Task objective
Repeat, exactly and in full, the lines of the listing below, but without any pictures.

Given information
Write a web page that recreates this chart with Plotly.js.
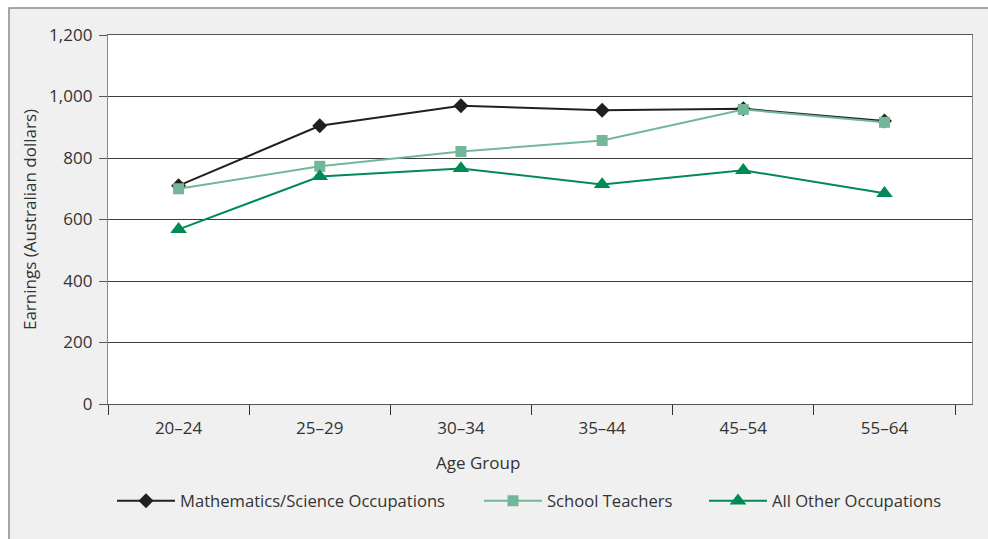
<!DOCTYPE html>
<html>
<head>
<meta charset="utf-8">
<script src="https://cdn.plot.ly/plotly-3.0.1.min.js"></script>
<style>html,body{margin:0;padding:0;background:#fff;}#chart{width:988px;height:539px;}</style>
</head>
<body>
<div id="chart"></div>
<script>
const ageGroups = ["20\u201324", "25\u201329", "30\u201334", "35\u201344", "45\u201354", "55\u201364"];
const mathScience = [710, 905, 970, 955, 960, 920];
const schoolTeachers = [700, 773, 821, 857, 958, 916];
const allOther = [568, 740, 766, 714, 760, 685];
const seriesNames = ["Mathematics/Science Occupations", "School Teachers", "All Other Occupations"];
const yTicks = [0, 200, 400, 600, 800, 1000, 1200];
const yTickText = ["0", "200", "400", "600", "800", "1,000", "1,200"];

const FONT = "'Open Sans', 'Noto Sans', sans-serif";
const FS = 17;
const traces = [
  {x: ageGroups, y: mathScience, name: seriesNames[0], type: "scatter", mode: "lines+markers", legend: "legend",
   line: {color: "#231f20", width: 2}, marker: {symbol: "diamond", size: 11.5, color: "#231f20"}},
  {x: ageGroups, y: schoolTeachers, name: seriesNames[1], type: "scatter", mode: "lines+markers", legend: "legend2",
   line: {color: "#72b79a", width: 2}, marker: {symbol: "square", size: 11, color: "#72b79a"}},
  {x: ageGroups, y: allOther, name: seriesNames[2], type: "scatter", mode: "lines+markers", legend: "legend3",
   line: {color: "#008a55", width: 2}, marker: {symbol: "triangle-up", size: 14.5, color: "#008a55"}}
];

const PW = 864, PH = 369, L = 108, T = 35;
const px = v => (v - L) / PW;
const py = v => (T + PH - v) / PH;
function leg(textX) {
  return {orientation: "h", x: px(textX - 68), xanchor: "left", y: py(501), yanchor: "middle",
          font: {family: FONT, size: 16.6, color: "#333333"}, itemwidth: 58, bgcolor: "rgba(0,0,0,0)"};
}

const layout = {
  width: 988, height: 539,
  margin: {l: L, r: 988 - L - PW, t: T, b: 539 - T - PH},
  paper_bgcolor: "#ffffff",
  plot_bgcolor: "rgba(0,0,0,0)",
  font: {family: FONT, size: FS, color: "#333333"},
  showlegend: true,
  legend: leg(180),
  legend2: leg(547),
  legend3: leg(772),
  xaxis: {
    type: "category", range: [-0.5, 5.62], fixedrange: true,
    showgrid: false, showline: true, linecolor: "#555555", linewidth: 1.2, mirror: true,
    ticks: "outside", tickson: "boundaries", ticklen: 10, tickcolor: "#333333", tickwidth: 1,
    ticklabelstandoff: 8,
    tickfont: {family: FONT, size: FS, color: "#333333"}, zeroline: false
  },
  yaxis: {
    range: [0, 1200], tickvals: yTicks, ticktext: yTickText, fixedrange: true,
    showgrid: true, gridcolor: "#3a3a3a", gridwidth: 1,
    showline: true, linecolor: "#888888", linewidth: 1.2, mirror: true,
    ticks: "outside", ticklen: 8, tickcolor: "#555555", tickwidth: 1,
    ticklabelstandoff: 3,
    tickfont: {family: FONT, size: FS, color: "#333333"}, zeroline: false,
    title: {text: "Earnings (Australian dollars)", font: {family: FONT, size: FS, color: "#333333"}, standoff: 8}
  },
  annotations: [
    {text: "Age Group", xref: "paper", yref: "paper", x: px(478), y: py(462),
     xanchor: "center", yanchor: "middle", showarrow: false, font: {family: FONT, size: FS, color: "#333333"}}
  ],
  shapes: [
    {type: "rect", xref: "paper", yref: "paper", x0: px(9), x1: 1.2, y0: -0.6, y1: py(8),
     fillcolor: "#f0f0f0", line: {color: "#8a8a8a", width: 1.5}, layer: "below"},
    {type: "rect", xref: "paper", yref: "paper", x0: 0, x1: 1, y0: 0, y1: 1,
     fillcolor: "#ffffff", line: {width: 0}, layer: "below"}
  ]
};

Plotly.newPlot("chart", traces, layout, {displayModeBar: false, staticPlot: true});
</script>
</body>
</html>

Result of the task
Write a web page that recreates this chart with Plotly.js.
<!DOCTYPE html>
<html>
<head>
<meta charset="utf-8">
<script src="https://cdn.plot.ly/plotly-3.0.1.min.js"></script>
<style>html,body{margin:0;padding:0;background:#fff;}#chart{width:988px;height:539px;}</style>
</head>
<body>
<div id="chart"></div>
<script>
const ageGroups = ["20\u201324", "25\u201329", "30\u201334", "35\u201344", "45\u201354", "55\u201364"];
const mathScience = [710, 905, 970, 955, 960, 920];
const schoolTeachers = [700, 773, 821, 857, 958, 916];
const allOther = [568, 740, 766, 714, 760, 685];
const seriesNames = ["Mathematics/Science Occupations", "School Teachers", "All Other Occupations"];
const yTicks = [0, 200, 400, 600, 800, 1000, 1200];
const yTickText = ["0", "200", "400", "600", "800", "1,000", "1,200"];

const FONT = "'Open Sans', 'Noto Sans', sans-serif";
const FS = 17;
const traces = [
  {x: ageGroups, y: mathScience, name: seriesNames[0], type: "scatter", mode: "lines+markers", legend: "legend",
   line: {color: "#231f20", width: 2}, marker: {symbol: "diamond", size: 11.5, color: "#231f20"}},
  {x: ageGroups, y: schoolTeachers, name: seriesNames[1], type: "scatter", mode: "lines+markers", legend: "legend2",
   line: {color: "#72b79a", width: 2}, marker: {symbol: "square", size: 11, color: "#72b79a"}},
  {x: ageGroups, y: allOther, name: seriesNames[2], type: "scatter", mode: "lines+markers", legend: "legend3",
   line: {color: "#008a55", width: 2}, marker: {symbol: "triangle-up", size: 14.5, color: "#008a55"}}
];

const PW = 864, PH = 369, L = 108, T = 35;
const px = v => (v - L) / PW;
const py = v => (T + PH - v) / PH;
function leg(textX) {
  return {orientation: "h", x: px(textX - 68), xanchor: "left", y: py(501), yanchor: "middle",
          font: {family: FONT, size: 16.6, color: "#333333"}, itemwidth: 58, bgcolor: "rgba(0,0,0,0)"};
}

const layout = {
  width: 988, height: 539,
  margin: {l: L, r: 988 - L - PW, t: T, b: 539 - T - PH},
  paper_bgcolor: "#ffffff",
  plot_bgcolor: "rgba(0,0,0,0)",
  font: {family: FONT, size: FS, color: "#333333"},
  showlegend: true,
  legend: leg(180),
  legend2: leg(547),
  legend3: leg(772),
  xaxis: {
    type: "category", range: [-0.5, 5.62], fixedrange: true,
    showgrid: false, showline: true, linecolor: "#555555", linewidth: 1.2, mirror: true,
    ticks: "outside", tickson: "boundaries", ticklen: 10, tickcolor: "#333333", tickwidth: 1,
    ticklabelstandoff: 8,
    tickfont: {family: FONT, size: FS, color: "#333333"}, zeroline: false
  },
  yaxis: {
    range: [0, 1200], tickvals: yTicks, ticktext: yTickText, fixedrange: true,
    showgrid: true, gridcolor: "#3a3a3a", gridwidth: 1,
    showline: true, linecolor: "#888888", linewidth: 1.2, mirror: true,
    ticks: "outside", ticklen: 8, tickcolor: "#555555", tickwidth: 1,
    ticklabelstandoff: 3,
    tickfont: {family: FONT, size: FS, color: "#333333"}, zeroline: false,
    title: {text: "Earnings (Australian dollars)", font: {family: FONT, size: FS, color: "#333333"}, standoff: 8}
  },
  annotations: [
    {text: "Age Group", xref: "paper", yref: "paper", x: px(478), y: py(462),
     xanchor: "center", yanchor: "middle", showarrow: false, font: {family: FONT, size: FS, color: "#333333"}}
  ],
  shapes: [
    {type: "rect", xref: "paper", yref: "paper", x0: px(9), x1: 1.2, y0: -0.6, y1: py(8),
     fillcolor: "#f0f0f0", line: {color: "#8a8a8a", width: 1.5}, layer: "below"},
    {type: "rect", xref: "paper", yref: "paper", x0: 0, x1: 1, y0: 0, y1: 1,
     fillcolor: "#ffffff", line: {width: 0}, layer: "below"}
  ]
};

Plotly.newPlot("chart", traces, layout, {displayModeBar: false, staticPlot: true});
</script>
</body>
</html>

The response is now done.